A free and true electronic marketplace will allow the evolution of INTERNET into a multi-valued society with many alternative group structures that allow groups to exercise the rights to discriminate on what information they want, who they want to communicate with, and what they want to see conveyed to their children.  It is the marketplace that can insure our democratic values far better than the current implementation of INTERNET.

 

The current public debate, both in the press and on the part of government officials, about the future of the information highway seems to ignore completely the key issue:  are we a society that truly believes in a democratic free enterprise system, or do we want perpetuate the current monopolistic practices over the creation and distribution of information?  It should be the inherent right of every individual to both create and market information.  This right should not be inhibited by artificial barriers of an economic, regulatory, or software type.

 

INTERNET is an experiment in creating a new social system.  It is a space where we can live and evaluate the possible futures open to us as a society.  As such, the logical next step is to create the software that will allow users to participate in a netwide free access marketplace.  If the government truly wants to put INTERNET on a pay as you go basis, this is the quickest and best way to obtain that financial independence.  It would also be an expression of what we state is the basic values our country is based upon.  It would counter the efforts of those organizations that hold the economic sway in the current distribution of information to maintain what will become a monarchy rather than a democracy. 

 

With respect to information and its role in our society we have a real opportunity that can ensure a true free enterprise democracy in this country.  Whether we can make that happen remains to be seen, if there is awareness of this issue in the various government bodies and even the press, it is well hidden.  The existence of INTERNET is an opportunity for government to express whether or not its expressed belief in the free enterprise system is real or virtual.

 

References:

 

Roxanne Hiltz and Murray Turoff, The Network Nation: Human Communication via Computer, MIT Press, 1993.

 

Murray Turoff, Information and Value: The Internal Information Marketplace, Journal of Technological Forecasting and Social Change, Volume 27, number 4, 357-373, 1985.

 

Biographical Information:

 

MURRAY TUROFF is Distinguished Professor of Computer Science and of Management at the New Jersey Institute of Technology.  For over two decades Dr.
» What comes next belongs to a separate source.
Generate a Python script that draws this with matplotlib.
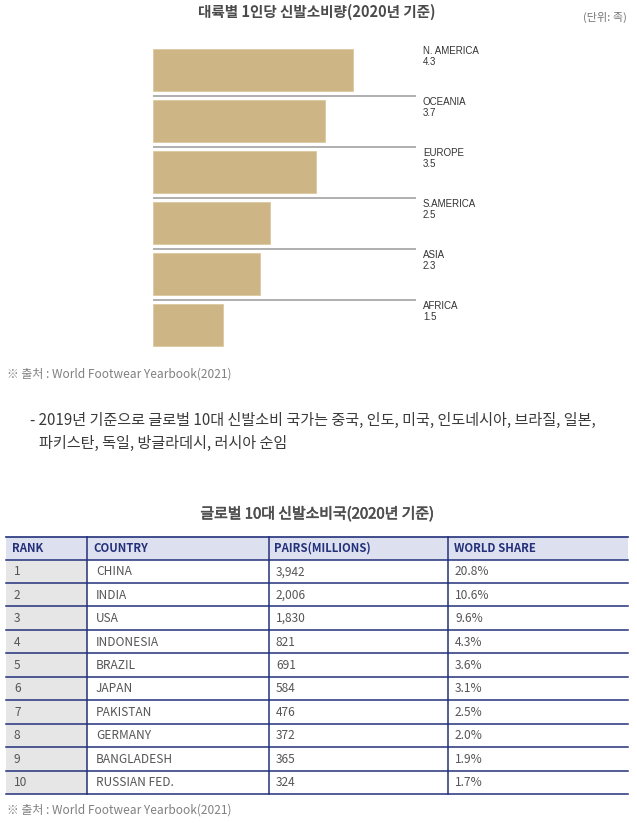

Turoff has been active in research and development associated with the utilization of the computer to aid and facilitate human communications.  Credited as "the father of computer conferencing," he designed the first computer conferencing system while working in the executive offices of the President of the United States in 1970.  Included in his three books and scores of journal papers is Learning Networks: A Field Guide (co-authored with Linda Harasim, Starr Roxanne Hiltz, and Lucio Teles), in press, MIT Press.

 

Turoff is most proud of the book he jointly authored with his wife (Roxanne Hiltz): The Network Nation: Human Communication via Computer, which won the 1978 award of the Association of American Publishers as the outstanding technical publication of the year (Addison Wesley, 1978; an expanded edition was published by MIT Press in 1993).  In March of 1994, they received the "Pioneer Award" from the Electronic Frontier Foundation for their "significant and influential contributions to computer-based communications and to the empowerment of individuals in using computers."